Requirements:
Locate, in the data below, the line that contains "Give me the" and the line that contains "from matplotlib.patches import Rectangle"; reproduce exactly those two lines and every line between them, nothing more.

Entries with chart source code

- - -

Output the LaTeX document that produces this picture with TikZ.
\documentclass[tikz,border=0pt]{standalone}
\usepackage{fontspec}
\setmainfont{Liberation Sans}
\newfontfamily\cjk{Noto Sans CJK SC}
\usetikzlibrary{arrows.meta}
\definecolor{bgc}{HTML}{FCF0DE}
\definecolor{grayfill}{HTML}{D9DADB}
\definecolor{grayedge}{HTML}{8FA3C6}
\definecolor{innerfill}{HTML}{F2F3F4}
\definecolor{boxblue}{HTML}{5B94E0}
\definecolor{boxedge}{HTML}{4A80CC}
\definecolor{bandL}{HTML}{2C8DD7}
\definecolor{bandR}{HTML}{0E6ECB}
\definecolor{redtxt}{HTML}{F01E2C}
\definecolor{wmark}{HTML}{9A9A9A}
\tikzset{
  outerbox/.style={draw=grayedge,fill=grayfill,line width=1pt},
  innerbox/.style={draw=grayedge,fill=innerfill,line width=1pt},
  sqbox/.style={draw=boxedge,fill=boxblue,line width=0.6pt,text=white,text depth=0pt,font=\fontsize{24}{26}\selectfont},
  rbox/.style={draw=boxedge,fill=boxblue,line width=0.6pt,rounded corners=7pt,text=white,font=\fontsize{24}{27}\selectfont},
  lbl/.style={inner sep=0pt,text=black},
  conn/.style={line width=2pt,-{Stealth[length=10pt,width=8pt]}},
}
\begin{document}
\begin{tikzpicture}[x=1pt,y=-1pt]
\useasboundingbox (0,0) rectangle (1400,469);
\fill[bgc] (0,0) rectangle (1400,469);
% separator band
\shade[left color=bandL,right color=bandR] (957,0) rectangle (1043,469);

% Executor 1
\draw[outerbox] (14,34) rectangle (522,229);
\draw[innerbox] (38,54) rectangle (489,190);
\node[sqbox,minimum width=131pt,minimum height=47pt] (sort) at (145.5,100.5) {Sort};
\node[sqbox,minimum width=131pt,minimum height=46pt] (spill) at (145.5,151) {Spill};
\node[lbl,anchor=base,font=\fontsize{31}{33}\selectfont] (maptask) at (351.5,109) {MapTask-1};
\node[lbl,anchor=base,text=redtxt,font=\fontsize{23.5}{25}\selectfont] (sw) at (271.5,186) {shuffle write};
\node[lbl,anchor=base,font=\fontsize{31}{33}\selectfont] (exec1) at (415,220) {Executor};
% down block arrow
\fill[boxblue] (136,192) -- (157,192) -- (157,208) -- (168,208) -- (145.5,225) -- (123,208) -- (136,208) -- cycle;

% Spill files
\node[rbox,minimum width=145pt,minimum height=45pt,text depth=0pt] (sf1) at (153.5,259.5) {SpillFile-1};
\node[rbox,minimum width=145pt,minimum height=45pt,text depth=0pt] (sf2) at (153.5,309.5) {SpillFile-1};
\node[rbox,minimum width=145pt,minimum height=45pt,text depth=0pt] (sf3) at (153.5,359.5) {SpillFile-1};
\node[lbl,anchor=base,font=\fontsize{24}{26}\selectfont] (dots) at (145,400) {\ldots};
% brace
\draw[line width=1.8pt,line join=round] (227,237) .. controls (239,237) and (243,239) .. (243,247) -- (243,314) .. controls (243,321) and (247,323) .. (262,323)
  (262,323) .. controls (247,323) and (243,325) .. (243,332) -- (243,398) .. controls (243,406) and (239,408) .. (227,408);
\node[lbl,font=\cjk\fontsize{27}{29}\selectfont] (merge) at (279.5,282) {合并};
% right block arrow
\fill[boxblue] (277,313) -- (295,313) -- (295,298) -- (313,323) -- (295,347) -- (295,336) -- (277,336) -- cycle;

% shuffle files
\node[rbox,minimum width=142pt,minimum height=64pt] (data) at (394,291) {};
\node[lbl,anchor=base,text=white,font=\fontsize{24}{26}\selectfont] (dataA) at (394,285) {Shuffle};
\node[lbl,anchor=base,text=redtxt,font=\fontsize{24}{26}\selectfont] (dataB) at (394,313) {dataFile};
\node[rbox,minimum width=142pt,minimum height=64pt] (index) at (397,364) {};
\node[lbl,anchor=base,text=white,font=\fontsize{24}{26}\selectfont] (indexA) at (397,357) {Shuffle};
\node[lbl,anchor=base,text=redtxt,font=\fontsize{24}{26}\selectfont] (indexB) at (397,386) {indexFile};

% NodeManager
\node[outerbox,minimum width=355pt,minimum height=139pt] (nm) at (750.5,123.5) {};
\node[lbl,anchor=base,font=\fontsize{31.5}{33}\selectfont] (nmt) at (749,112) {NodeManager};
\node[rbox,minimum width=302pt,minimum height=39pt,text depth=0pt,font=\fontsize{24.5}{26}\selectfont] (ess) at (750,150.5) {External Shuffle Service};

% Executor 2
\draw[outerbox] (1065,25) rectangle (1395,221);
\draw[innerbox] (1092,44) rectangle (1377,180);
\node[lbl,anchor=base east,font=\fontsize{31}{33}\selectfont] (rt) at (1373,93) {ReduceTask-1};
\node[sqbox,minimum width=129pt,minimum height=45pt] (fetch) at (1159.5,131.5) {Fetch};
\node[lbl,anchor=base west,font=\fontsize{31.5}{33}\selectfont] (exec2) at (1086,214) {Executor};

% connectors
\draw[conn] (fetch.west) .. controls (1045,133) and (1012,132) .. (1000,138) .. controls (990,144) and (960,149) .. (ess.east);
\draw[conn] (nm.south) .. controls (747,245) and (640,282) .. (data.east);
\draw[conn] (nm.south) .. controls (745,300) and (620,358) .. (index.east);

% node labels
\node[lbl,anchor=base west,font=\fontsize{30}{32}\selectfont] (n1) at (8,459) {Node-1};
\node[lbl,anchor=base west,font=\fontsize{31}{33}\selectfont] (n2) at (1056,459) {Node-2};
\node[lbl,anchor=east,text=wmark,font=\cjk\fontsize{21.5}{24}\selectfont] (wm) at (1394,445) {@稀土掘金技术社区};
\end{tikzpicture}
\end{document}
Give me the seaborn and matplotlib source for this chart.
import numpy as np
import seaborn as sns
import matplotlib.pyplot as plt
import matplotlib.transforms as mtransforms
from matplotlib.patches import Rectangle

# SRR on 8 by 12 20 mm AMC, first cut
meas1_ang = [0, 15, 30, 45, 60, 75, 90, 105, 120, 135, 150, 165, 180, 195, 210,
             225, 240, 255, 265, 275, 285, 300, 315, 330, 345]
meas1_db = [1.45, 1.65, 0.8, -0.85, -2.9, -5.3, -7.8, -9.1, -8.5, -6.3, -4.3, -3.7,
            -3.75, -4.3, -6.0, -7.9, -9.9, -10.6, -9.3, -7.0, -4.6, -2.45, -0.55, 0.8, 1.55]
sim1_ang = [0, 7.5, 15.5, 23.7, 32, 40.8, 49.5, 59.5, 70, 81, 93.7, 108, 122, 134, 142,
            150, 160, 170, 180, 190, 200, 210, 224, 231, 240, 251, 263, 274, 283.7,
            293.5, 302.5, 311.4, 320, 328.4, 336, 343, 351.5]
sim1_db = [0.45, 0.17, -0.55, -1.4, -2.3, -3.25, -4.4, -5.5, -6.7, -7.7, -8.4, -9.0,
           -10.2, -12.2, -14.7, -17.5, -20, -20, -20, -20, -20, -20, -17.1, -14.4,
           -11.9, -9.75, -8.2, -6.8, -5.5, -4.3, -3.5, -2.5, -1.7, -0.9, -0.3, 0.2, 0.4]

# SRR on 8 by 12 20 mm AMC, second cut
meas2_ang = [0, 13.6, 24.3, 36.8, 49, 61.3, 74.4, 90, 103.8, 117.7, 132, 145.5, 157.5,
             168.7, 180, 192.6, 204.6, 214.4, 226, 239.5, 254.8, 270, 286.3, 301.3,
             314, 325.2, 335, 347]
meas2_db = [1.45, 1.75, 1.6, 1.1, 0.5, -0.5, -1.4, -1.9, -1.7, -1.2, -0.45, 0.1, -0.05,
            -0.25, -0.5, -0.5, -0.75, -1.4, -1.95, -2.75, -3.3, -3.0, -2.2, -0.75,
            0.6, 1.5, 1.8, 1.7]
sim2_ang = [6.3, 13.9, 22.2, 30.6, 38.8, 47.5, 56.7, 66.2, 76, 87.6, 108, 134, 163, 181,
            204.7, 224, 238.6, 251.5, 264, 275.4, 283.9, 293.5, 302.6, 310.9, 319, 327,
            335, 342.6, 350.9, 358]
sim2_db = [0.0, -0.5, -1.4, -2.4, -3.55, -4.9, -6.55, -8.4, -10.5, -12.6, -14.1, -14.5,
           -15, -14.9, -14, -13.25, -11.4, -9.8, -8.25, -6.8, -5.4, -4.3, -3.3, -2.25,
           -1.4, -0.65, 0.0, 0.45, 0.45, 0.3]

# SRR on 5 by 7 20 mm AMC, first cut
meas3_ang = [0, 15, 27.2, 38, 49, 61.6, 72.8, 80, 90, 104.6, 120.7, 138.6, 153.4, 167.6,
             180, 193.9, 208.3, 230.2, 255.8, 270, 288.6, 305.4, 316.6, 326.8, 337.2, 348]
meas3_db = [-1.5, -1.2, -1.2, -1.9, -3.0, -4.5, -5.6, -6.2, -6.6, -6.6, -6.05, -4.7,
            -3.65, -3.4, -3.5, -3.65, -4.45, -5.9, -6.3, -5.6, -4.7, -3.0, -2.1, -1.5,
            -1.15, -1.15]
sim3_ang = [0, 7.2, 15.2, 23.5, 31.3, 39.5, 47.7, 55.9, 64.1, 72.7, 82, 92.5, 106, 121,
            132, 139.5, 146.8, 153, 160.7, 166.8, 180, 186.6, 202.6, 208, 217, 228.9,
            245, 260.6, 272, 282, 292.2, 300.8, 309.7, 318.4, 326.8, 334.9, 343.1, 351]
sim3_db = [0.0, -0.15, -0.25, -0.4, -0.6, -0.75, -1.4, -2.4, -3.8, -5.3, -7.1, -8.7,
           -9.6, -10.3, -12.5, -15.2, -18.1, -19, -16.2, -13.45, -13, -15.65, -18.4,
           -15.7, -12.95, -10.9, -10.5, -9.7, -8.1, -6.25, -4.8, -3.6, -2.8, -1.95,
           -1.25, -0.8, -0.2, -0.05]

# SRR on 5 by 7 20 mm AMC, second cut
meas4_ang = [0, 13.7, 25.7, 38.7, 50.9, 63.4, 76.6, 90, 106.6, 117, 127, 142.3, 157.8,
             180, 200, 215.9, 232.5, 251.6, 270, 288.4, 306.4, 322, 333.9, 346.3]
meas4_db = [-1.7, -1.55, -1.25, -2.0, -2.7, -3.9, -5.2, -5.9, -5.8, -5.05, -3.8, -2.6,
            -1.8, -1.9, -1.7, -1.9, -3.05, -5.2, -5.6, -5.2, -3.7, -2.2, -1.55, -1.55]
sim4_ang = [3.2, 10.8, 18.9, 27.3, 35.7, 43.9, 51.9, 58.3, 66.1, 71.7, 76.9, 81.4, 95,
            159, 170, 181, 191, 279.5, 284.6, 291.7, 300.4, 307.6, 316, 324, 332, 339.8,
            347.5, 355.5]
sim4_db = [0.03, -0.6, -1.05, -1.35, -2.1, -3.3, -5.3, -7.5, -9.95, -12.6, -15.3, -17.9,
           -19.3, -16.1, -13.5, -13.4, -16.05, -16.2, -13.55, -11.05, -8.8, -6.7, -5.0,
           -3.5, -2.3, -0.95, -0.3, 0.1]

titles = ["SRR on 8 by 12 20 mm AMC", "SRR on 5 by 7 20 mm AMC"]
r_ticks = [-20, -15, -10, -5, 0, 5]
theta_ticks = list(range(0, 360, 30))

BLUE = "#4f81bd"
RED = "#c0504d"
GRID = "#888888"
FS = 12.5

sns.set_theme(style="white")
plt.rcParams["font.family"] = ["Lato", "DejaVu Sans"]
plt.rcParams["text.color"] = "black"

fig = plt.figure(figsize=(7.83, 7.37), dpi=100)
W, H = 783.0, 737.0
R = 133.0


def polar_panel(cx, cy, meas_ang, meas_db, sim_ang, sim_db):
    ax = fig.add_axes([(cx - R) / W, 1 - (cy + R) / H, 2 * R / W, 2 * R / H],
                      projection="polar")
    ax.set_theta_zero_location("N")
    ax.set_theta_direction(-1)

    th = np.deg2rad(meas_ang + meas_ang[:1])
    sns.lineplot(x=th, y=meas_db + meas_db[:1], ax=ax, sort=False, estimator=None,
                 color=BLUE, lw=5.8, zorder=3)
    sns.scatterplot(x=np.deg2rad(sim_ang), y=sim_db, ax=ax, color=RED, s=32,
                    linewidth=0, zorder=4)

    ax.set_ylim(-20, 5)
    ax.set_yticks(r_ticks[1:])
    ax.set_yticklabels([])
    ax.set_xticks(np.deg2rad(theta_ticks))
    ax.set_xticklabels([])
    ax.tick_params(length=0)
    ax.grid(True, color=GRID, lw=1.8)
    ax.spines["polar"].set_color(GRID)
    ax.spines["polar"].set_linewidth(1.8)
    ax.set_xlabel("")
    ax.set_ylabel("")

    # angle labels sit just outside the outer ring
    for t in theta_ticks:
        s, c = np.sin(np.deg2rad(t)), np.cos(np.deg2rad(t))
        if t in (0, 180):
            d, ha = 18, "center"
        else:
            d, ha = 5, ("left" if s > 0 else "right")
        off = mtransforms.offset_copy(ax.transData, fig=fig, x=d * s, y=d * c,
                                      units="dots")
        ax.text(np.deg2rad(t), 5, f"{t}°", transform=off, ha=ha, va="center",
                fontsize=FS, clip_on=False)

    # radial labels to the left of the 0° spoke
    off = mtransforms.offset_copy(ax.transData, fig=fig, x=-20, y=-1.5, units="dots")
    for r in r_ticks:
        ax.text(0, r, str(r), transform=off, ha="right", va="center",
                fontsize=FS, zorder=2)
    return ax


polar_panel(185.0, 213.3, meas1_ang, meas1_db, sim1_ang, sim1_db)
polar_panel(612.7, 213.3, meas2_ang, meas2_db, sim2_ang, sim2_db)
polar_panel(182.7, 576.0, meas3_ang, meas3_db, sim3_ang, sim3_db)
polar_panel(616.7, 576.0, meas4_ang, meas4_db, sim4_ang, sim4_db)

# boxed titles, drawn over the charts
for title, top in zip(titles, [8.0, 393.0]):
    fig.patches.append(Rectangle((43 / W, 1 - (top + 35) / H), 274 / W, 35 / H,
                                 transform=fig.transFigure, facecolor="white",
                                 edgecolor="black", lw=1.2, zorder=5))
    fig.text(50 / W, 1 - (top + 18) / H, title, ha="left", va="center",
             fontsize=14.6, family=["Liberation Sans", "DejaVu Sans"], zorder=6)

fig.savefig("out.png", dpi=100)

- - -

Exercise output:
Give me the seaborn and matplotlib source for this chart.
import numpy as np
import seaborn as sns
import matplotlib.pyplot as plt
import matplotlib.transforms as mtransforms
from matplotlib.patches import Rectangle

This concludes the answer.